Field Type Required Description
name string yes Registry name
description string yes Registry description
version semver yes Registry version
author string yes Registry author
url URI yes Repository URL
templates array yes Array of template objects (min 1 item)

Template

Field Type Required Description
id slug yes Unique identifier, matches folder name
name string yes Human-readable name
description string yes Detailed description
version semver yes Template version
author string yes Template author
compose_url URI yes Auto-generated raw GitHub URL to compose file
env_url URI yes Auto-generated raw GitHub URL to env example
documentation_url URI yes Auto-generated raw GitHub URL to README
content_hash SHA-256 hex yes Auto-generated hash of all source files
tags array yes Non-empty array of unique tags (letters, digits, hyphens)

Auto-Generated Fields

Template authors do not write these fields in arcane.json. The CI build script computes them:

  • compose_urlhttps://raw.githubusercontent.com/<owner>/<repo>/<branch>/templates/<id>/docker-compose.yml
  • env_urlhttps://raw.githubusercontent.com/<owner>/<repo>/<branch>/templates/<id>/.env.example
  • documentation_urlhttps://raw.githubusercontent.com/<owner>/<repo>/<branch>/templates/<id>/README.md
  • content_hash — SHA-256 of the concatenation of all four source files sorted alphabetically

The build script resolves the repository owner and name from GITHUB_REPOSITORY in CI, or from REPO_OWNER/REPO_NAME environment variables locally.

Validation Rules (from build-registry.js)

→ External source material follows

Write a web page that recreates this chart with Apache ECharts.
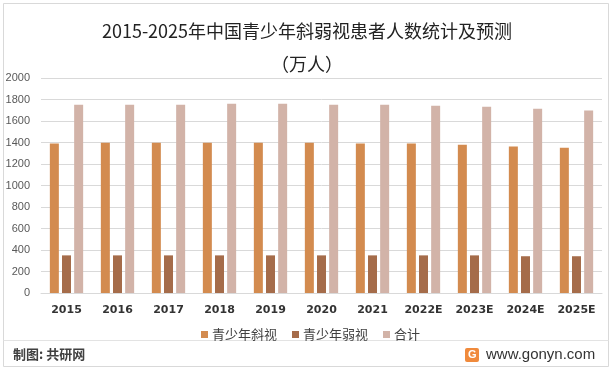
<!DOCTYPE html>
<html><head><meta charset="utf-8">
<script src="https://cdn.jsdelivr.net/npm/echarts@6/dist/echarts.min.js"></script>
<style>html,body{margin:0;padding:0;background:#fff}#c{width:614px;height:372px}</style>
</head><body><div id="c"></div>
<script>
const categories = ['2015','2016','2017','2018','2019','2020','2021','2022E','2023E','2024E','2025E'];
const strabismus = [1390,1398,1398,1398,1398,1398,1390,1390,1380,1362,1352];
const amblyopia = [350,350,350,350,350,350,350,350,350,342,342];
const total = [1752,1752,1752,1760,1760,1752,1752,1742,1733,1714,1697];
const seriesNames = ['青少年斜视','青少年弱视','合计'];
const colors = ['#D38B4F','#A56C4A','#D2B3A8'];

const chart = echarts.init(document.getElementById('c'));
const fontCN = '"Noto Sans CJK SC", "Liberation Sans", sans-serif';
chart.setOption({
  backgroundColor:'#fff',
  animation:false,
  title:{
    text:'2015-2025年中国青少年斜弱视患者人数统计及预测\n（万人）',
    left:'center', top:10,
    textStyle:{fontSize:18,fontWeight:'normal',color:'#222',fontFamily:fontCN,lineHeight:33}
  },
  legend:{
    data:seriesNames, left:196, top:323, itemWidth:7, itemHeight:7, itemGap:15,
    icon:'rect',
    textStyle:{fontSize:13,color:'#404040',fontFamily:fontCN,padding:[0,0,0,-1]}
  },
  grid:{left:41,right:12,top:78,bottom:79},
  xAxis:{
    type:'category', data:categories,
    axisLine:{show:true,lineStyle:{color:'#d9d9d9'}},
    axisTick:{show:false},
    axisLabel:{margin:12,fontSize:11,fontWeight:'bold',color:'#333',fontFamily:'"DejaVu Sans", sans-serif'}
  },
  yAxis:{
    type:'value', min:0, max:2000, interval:200,
    axisLine:{show:false}, axisTick:{show:false},
    splitLine:{lineStyle:{color:'#d9d9d9'}},
    axisLabel:{margin:11,fontSize:11,color:'#595959',fontFamily:'"Liberation Sans", sans-serif',formatter:v=>String(v)}
  },
  series:[
    {name:seriesNames[0],type:'bar',data:strabismus,barWidth:9,barGap:'35%',itemStyle:{color:colors[0]}},
    {name:seriesNames[1],type:'bar',data:amblyopia,barWidth:9,barGap:'35%',itemStyle:{color:colors[1]}},
    {name:seriesNames[2],type:'bar',data:total,barWidth:9,barGap:'35%',itemStyle:{color:colors[2]}}
  ],
  graphic:[
    {type:'rect',shape:{x:3.5,y:3.5,width:605,height:363},style:{fill:'none',stroke:'#d9d9d9',lineWidth:1},silent:true},
    {type:'line',shape:{x1:3.5,y1:340.5,x2:608.5,y2:340.5},style:{stroke:'#e3e3e3',lineWidth:1},silent:true},
    {type:'text',left:13,top:348,style:{text:'制图: 共研网',fontSize:13,fontWeight:'bold',fill:'#404040',fontFamily:fontCN}},
    {type:'rect',shape:{x:465,y:348,width:14,height:14,r:2},style:{fill:'#F08A3C'},silent:true},
    {type:'text',left:468,top:349,style:{text:'G',fontSize:11,fontWeight:'bold',fill:'#fff',fontFamily:'"Liberation Sans", sans-serif'}},
    {type:'text',left:486,top:347,style:{text:'www.gonyn.com',fontSize:15,fill:'#333',fontFamily:'"Liberation Sans", sans-serif'}}
  ]
});
</script></body></html>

These are checked by the validation script and CI:

Rule Error level
templates/ directory must exist error
Each subdirectory must have arcane.json error
arcane.json must be valid JSON error
id must match folder name error
id must match slug pattern /^[a-z0-9-]+$/ error
version must be valid semver error
tags must be a non-empty array error
docker-compose.yml must exist error
.env.example must exist error
README.md must exist error
No duplicate template id values error
Duplicate tags (in same template) warning

License

By contributing, you agree that your contributions will be licensed under the MIT License (see LICENSE — if no LICENSE file exists, the repository defaults to MIT).